Cette disruption technologique s'apparente au lent déploiement des systèmes d'information dans l'entreprise dans les années 80-90 qui a permis au final de structurer les process pour un meilleur pilotage des activités et de déboucher sur une première utilisation des données et du big data : la Business Intelligence (Le Descriptive Analytics). L'introduction de l'IA s'inscrit dans cette continuité mais va beaucoup plus loin en franchissant l'étape ultime de la recommandation et de l'action (Le Prescriptive Analytics).

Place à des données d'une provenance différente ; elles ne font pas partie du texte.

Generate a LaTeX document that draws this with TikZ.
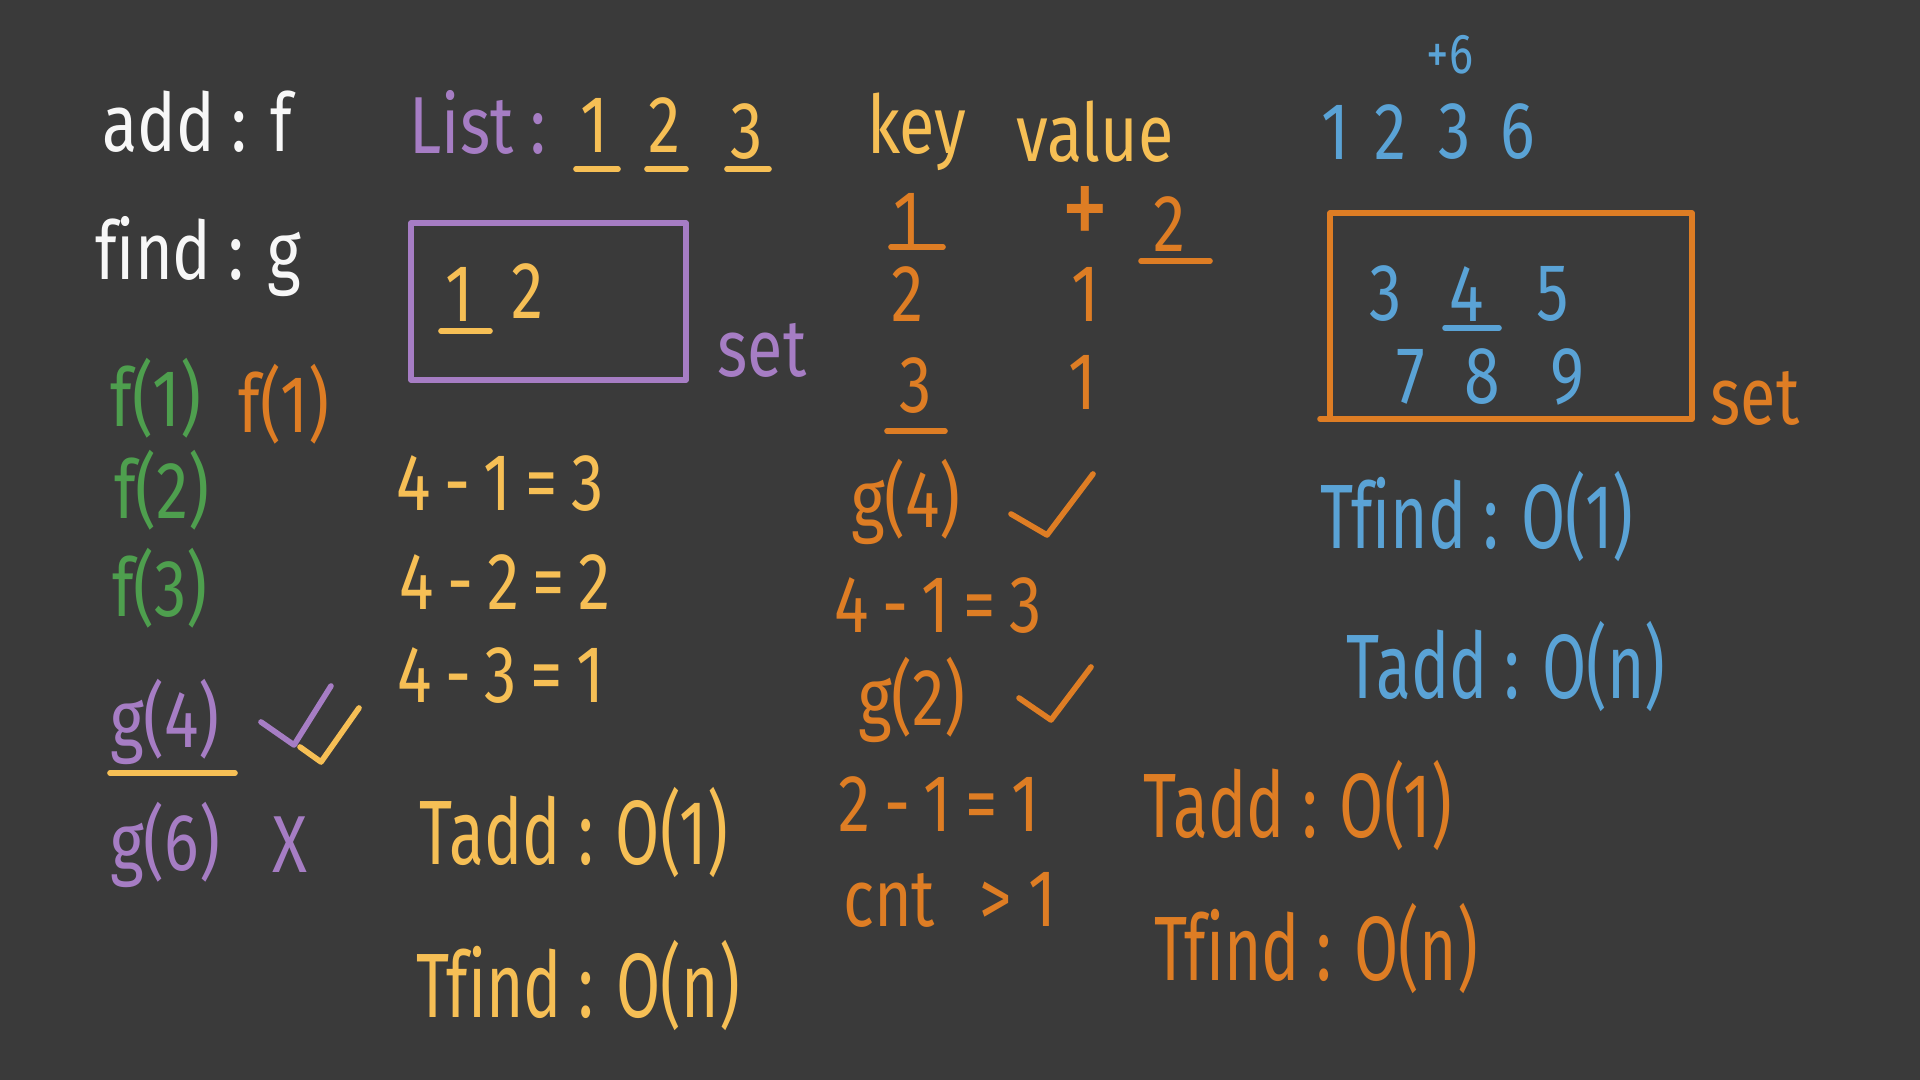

Cette transition va s'opérer à travers les systèmes d'information où des parties entières de process encore absents, encore manuels ou semi-automatisés vont se trouver remplacés dans un premier temps par des outils « standalone » développés par de géniales start-up, puis par des produits standards avant d'être enfin intégrés dans les suites logicielles de gestion que sont les ERP. Restera le métier – comme d'habitude servi en dernier – sur lequel comme au bon vieux temps des systèmes d'information, des solutions sur mesure seront trouvées. C'est sur cette dernière partie que se trouvera le plus grand challenge des entreprises lorsqu'il faudra définir des priorités.
Mais cette évolution ne viendra pas des métiers eux-mêmes qui se sentent menacés par l'IA plus que mis en valeur sans toutefois connaître la teneur de son apport réel. La résistance au changement est tenace, alimentée par les fantasmes millénaristes générés par une technologie basée sur de nouveaux paradigmes. Il faudra accompagner ce changement en dédramatisant, en expliquant les tenants et les aboutissants de l'IA, montrer que l'humain reste au centre, maître de son activité mais surtout en remettant au goût du jour les bons vieux schémas directeurs qui, malgré leur lourdeur, ont structuré les systèmes d'information de nos entreprises quitte à repasser ensuite en méthode Agile. Les entreprises ne feront pas l'économie du schéma directeur IA sous peine de ne pas faire les bons choix le moment venu.
Les potentiels de gains de productivité et d'augmentation des profits sont tels que L'IA est une opportunité unique pour les nouveaux entrants, les followers, les challengers de ravir des parts de marché voire même le leadership aux belles endormies. Au-delà de la technologie en elle-même, c'est donc une nouvelle guerre économique qui s'annonce et qui ne cache pas son nom quand on entend le gouvernement Chinois en faire une cause nationale ou les Etats Unis investir des milliards de dollars. C'est dans cette perspective que les directions générales doivent prendre conscience des enjeux et se préparer à déployer tout en formant leurs salariés aux grands principes de l'IA pour qu'ils adhèrent au mieux à cette nouvelle collaboration entre l'humain et la machine.